To all current and future professors: I’d like to apologize – I am a journalism student.
I apologize for all the due dates I’ll miss and all the extensions I’ll beg for as final acts of desperation. It’s just that your deadlines fail to incite the same sense of urgency within me as an imminent publication date. Try telling me my reflection on Ignatian spirituality is slated to hit the newsstands in two days, and perhaps I’ll procrastinate less.
I should also mention that I might be a little late – or not present – for some of your classes. It’s possible that I’m stuck in an interview, hiding in a bush with a camera, or maybe en route when a peaceful demonstration gone awry ignited my reporter instinct. But most likely I’m taking a nap after staying up ’till 5 a.m. putting together a newspaper.
And if I do show up to class, I’m sorry for looking out the window most of the time. I’m not trying to be rude – I’m just inherently curious about my surroundings.
To the math and science professors whose classes I’ll inevitably flounder in – I’m sorry I was unable to test out of these requirements and now exist as the bane of your careers in the class you’re too smart to teach. And I apologize for asking you to repeat the steps of DNA replication for the 10th time. I honestly still don’t get it.
To the professors who have to grade my papers – please understand that my writing style is different.

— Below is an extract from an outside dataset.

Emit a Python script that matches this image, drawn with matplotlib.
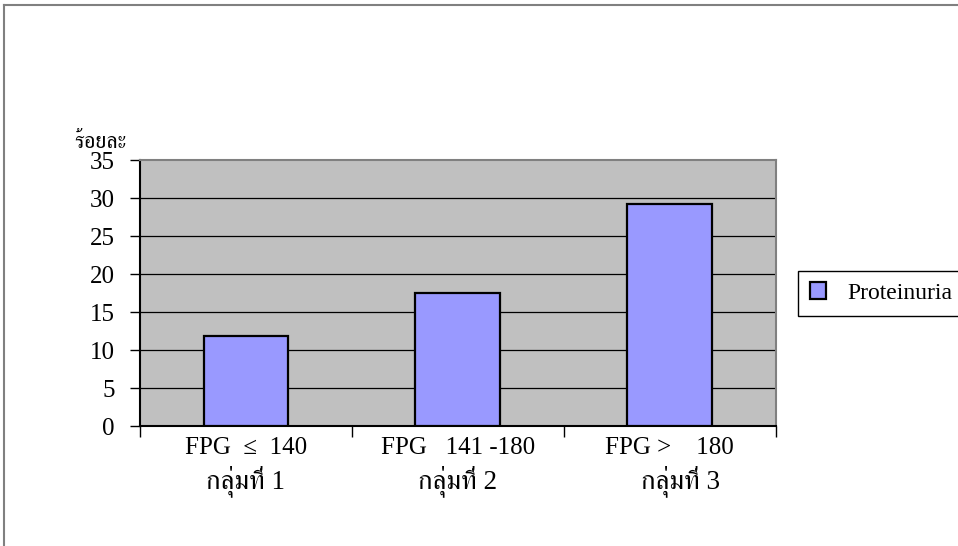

I’ve learned to be frugal with my words and lucid to the point of invisibility after learning to write for a city that generally reads on a fourth-grade level, and for a world with a nonexistent attention span. So, the paper you assigned that was supposed to be 10 pages will probably end up clocking in at five and will be as challenging to read as a Nicholas Sparks novel.
Also, if you notice any discrepancies in my writing that diverge from the rest of academia – blame it on the Associated Press Stylebook.
I’m bright and brimming with potential – and might earn a solid GPA based on that – but I’m really just not good at being a student. I often attempt to apply myself, only to be inhibited by the many shortcomings plaguing right-brained, idealistic people such as myself.
But in exchange for the difficulty I’ll cause, I promise the only service I can competently render – to let you know what’s happening around you.